Da più di un mese centinaia di persone, riconducibili a dieci popoli indigeni della Colombia, resistono sotto la pioggia battente di Bogotà, con le temperature che la sera possono sfiorare i meno sette gradi. Si tratta per la maggior parte di individui appartenenti al gruppo embera katío, costretti ad abbandonare la propria casa e il proprio territorio in seguito alle ripetute violenze per via del narcotraffico e alle estrazioni illecite di oro. Sono accampati qui, nel parco Enrique Olaya Herrera, con alloggi di fortuna situati nelle vicinanze del congresso della repubblica e del palazzo presidenziale.
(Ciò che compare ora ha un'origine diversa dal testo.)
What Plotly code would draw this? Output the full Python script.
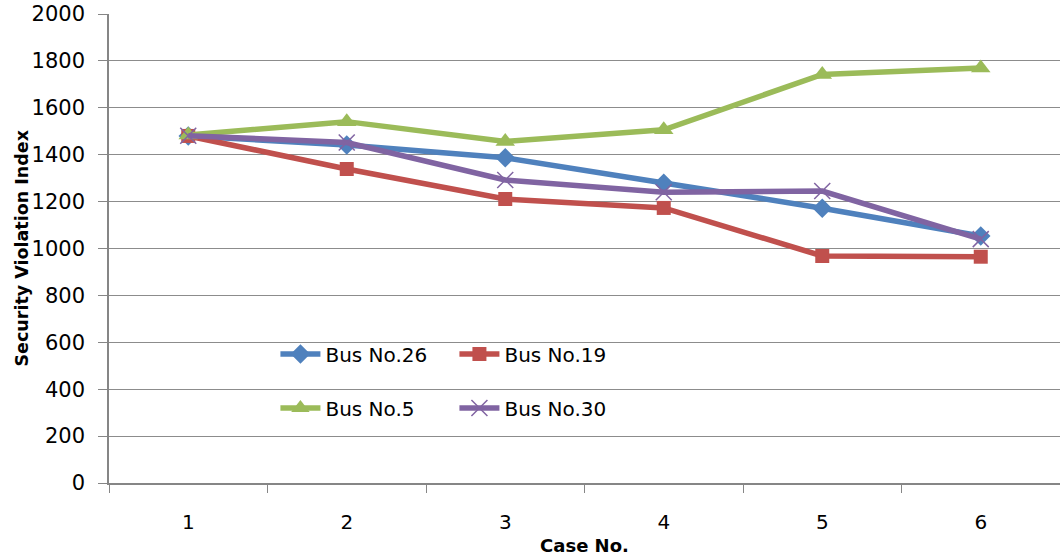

Il 19 ottobre la Personería di Bogotá, un ufficio che si occupa dei diritti dei cittadini, ha detto che nell’accampamento ci sarebbero 400 persone, 70% delle quali donne incinte e bambini. Alcuni sostengono che un altro gruppo di 1.460 persone sarebbe stanziato in un parco in periferia. Altri, come Ati Quigua, consigliera comunale di Bogotá con il Movimento alternativo indigeno e sociale, ha scritto sui social che ci sarebbero in realtà 1300 indigeni.
Il territorio degli embera katío, che ospita circa 50.000 indigeni, comprende alcune zone molto selvagge, dove scorrono diversi fiumi e la quantità di oro presente nel sottosuolo fa gola a multinazionali e non. La regione dell’Alto Andágueda, ad esempio, è una delle più incontaminate e ha subito per cinque secoli continue estrazioni di oro, nascosto all’interno delle sue montagne. “Negli ultimi anni il controllo delle miniere ha creato uno scontro tra le multinazionali del settore, le comunità e i minatori locali. Queste battaglie hanno ignorato i diritti ancestrali sulle terre delle comunità indigene”, si legge sui giornali locali.
Basti pensare che negli anni ’80 tredicimila ettari (su un totale di cinquantamila) erano nelle mani di terzi e altri ventimila erano in attesa di concessioni. Fenomeno a cui si sono aggiunte la violenza dei gruppi armati, i bombardamenti della polizia locale e la piaga del narcotraffico. Tutti elementi che hanno contribuito inevitabilmente a spingere migliaia di profughi a scappare dalle proprie terre, abbandonandole e lasciandole in balìa di alcuni gruppi addetti al narcotraffico e all’estrazione mineraria illegale. I cartelli della droga, infatti, preferiscono inserirsi direttamente nei territori e gestire l’intera filiera, dal principio.
Ma gli indigeni non riescono ad ottenere giustizia, neppure davanti ad un tribunale. Nel 2013 un giudice ha imposto all’Agencia nacional de minería di sospendere i contratti di concessione già in corso e negare quelli richiesti da imprese minerarie non appartenenti alla comunità in questione. Dopo la sentenza, però, non è accaduto niente di concreto e il problema continua a persistere, nonostante l’anno successivo anche il tribunale superiore di Antioquia avesse stabilito la restituzione di alcuni territori strappati alle comunità indigene. In totale, negli anni, sono state più di cinquanta le ingiunzioni ai danni di entità statali, con il fine di garantire il ritorno a casa degli sfollati e l’accesso a servizi necessari quali acqua potabile, istruzione, cibo, salute, nell’arco di poco. “Ma dopo quasi tre anni sono poche le istituzioni che hanno eseguito la sentenza”, ribadiscono le autorità locali. E a chi ritorna non è concessa alcuna garanzia. Sei bambini, tornati a casa nel 2016 insieme ad altre 300 persone, sono morti per malattie come l’influenza.
Secondo Global Witness, in Colombia ci sono quattro morti ogni settimana fra chi difende il proprio territorio. L’anno scorso sono morte 227 persone, e 212 nel 2019. È il paese più pericoloso al mondo in cui battersi per l’ambiente e allo stesso tempo quello che ospita la metà delle specie animali e vegetali esistenti. Ma difendere questa biodiversità significa ancora firmare la propria condanna.